Director: Johan Renck
Cast: Jared Harris, Stellan Skarsgard, Emily Watson, Jessie Buckley, Paul Ritter
TV Rating: TV-MA for language, some nudity, adult situations
Fun Fact: Daniel Day-Lewis was originally intended to play Valery Legasov. Day-Lewis retired from acting shortly before production.
Chernobyl is a historical fiction miniseries from HBO that was released in 2019. I know I’m behind in getting a review with this one as I always tend to be behind in television series. I had intended to review this in 2019, but I had some health issues that I had to attend to, so I had gone on a hiatus of sorts. I hadn’t really heard about the incident at Chernobyl before the miniseries was released. It had happened a couple of years before I was born and my history classes in school never really mentioned it when we were talking about the Cold War. I had asked my Mom recently what she remembered about it and she told me it was a big deal and something like that never had happened like that until then.
The series does have a blend of history and fiction as some parts of it are fiction to heighten the drama. There are lots of conversations behind closed doors that had happened that we don’t really know what exactly happened in those conversations. Series creator Craig Mazin who is known for his works in comedic works based his writing on people that had lived through the incident. We get to know various characters stories and some characters are fictional. There’s a character that is based on all the scientists that had worked on the investigation, so it was a fitting tribute to have them all represented in one character. I believe that was a good decision on Mazin’s part due to the fact that series would be overcrowded with too many people. There are quite a few people to follow in this series so having a fictional character represent a good majority was a good way to go. The major part of the plot is how the accident happened and the cover up that the government and certain people tried to do to save their own skin. Mazin’s writing is well done to the point it will make you mad at these people because something like this shouldn’t have happened or never should happen again. Director Johan Renck takes the material and does an amazing job at creating tension between the characters. There are some decisions that some of the characters do that make you scratch your head and wonder why they would do something like that.

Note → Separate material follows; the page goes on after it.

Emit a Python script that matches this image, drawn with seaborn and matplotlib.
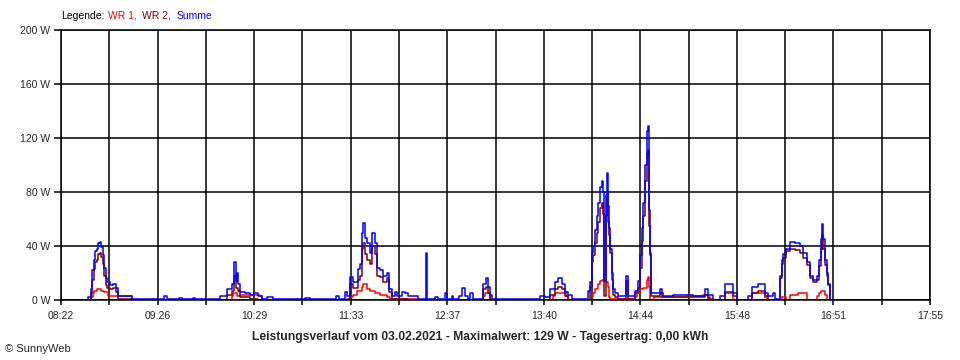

Technically Chernobyl is beautifully made as ever aspect of it is unique in its own way. The color tone is darker that fits the mood. The series has a darker tone in content and the darker colors reflect that. The location of filming is also fantastic, and it felt like being back in USSR controlled Ukraine. It had the feel of being back in the 1980’s and even the costumes reflect that. The musical score by Hildur Guðnadóttir is haunting and also reflects the uncomfortableness of the series. Some of my favorite bits of sound was the static. I hope she gets even more work as her music is fantastic. The make up effects on the people with radiation burns is phenomenal. It’s disturbing to look at as it should be and more important realistic.
The cast brings its A-game with great performances. Jared Harris leads the cast as the scientist Valery Legasov. He’s determined to uncover the truth and will stop at nothing at getting there. Stellan Skarsgard delivers in my opinion his best performance as Boris Shcherbina, who is one of the people in charge of the case. Skarsgard won the Golden Globe for best supporting actor for the series and deservedly so. Emily Watson plays a fictional character and when she is on screen it’s enjoyable. In fact, when all three of these performers are on screen it’s some of the best parts of the series due to the chemistry between them.
Overall. Chernobyl is a fantastic miniseries and if you have HBO you need to see it now. It has a nice blend of history and fiction to heighten up the tension of the subject matter. The show is very dark in its themes and the technical achievements match that from the look of it, music, and the make up effects. The team of Mazin and Renck bring this incident to life through the writing, directing and acting. All of the performances are engaging to watch, and I couldn’t get enough of them. This show isn’t for the faint of heart as well and it really shows in episode four, as that one is the hardest one to watch. While watching the show it brought to my attention that this is relatable to what is going on today with Covid-19. There are people out there covering it up and there are people also searching for answers. Maybe we can learn about what happened at Chernobyl to say never again.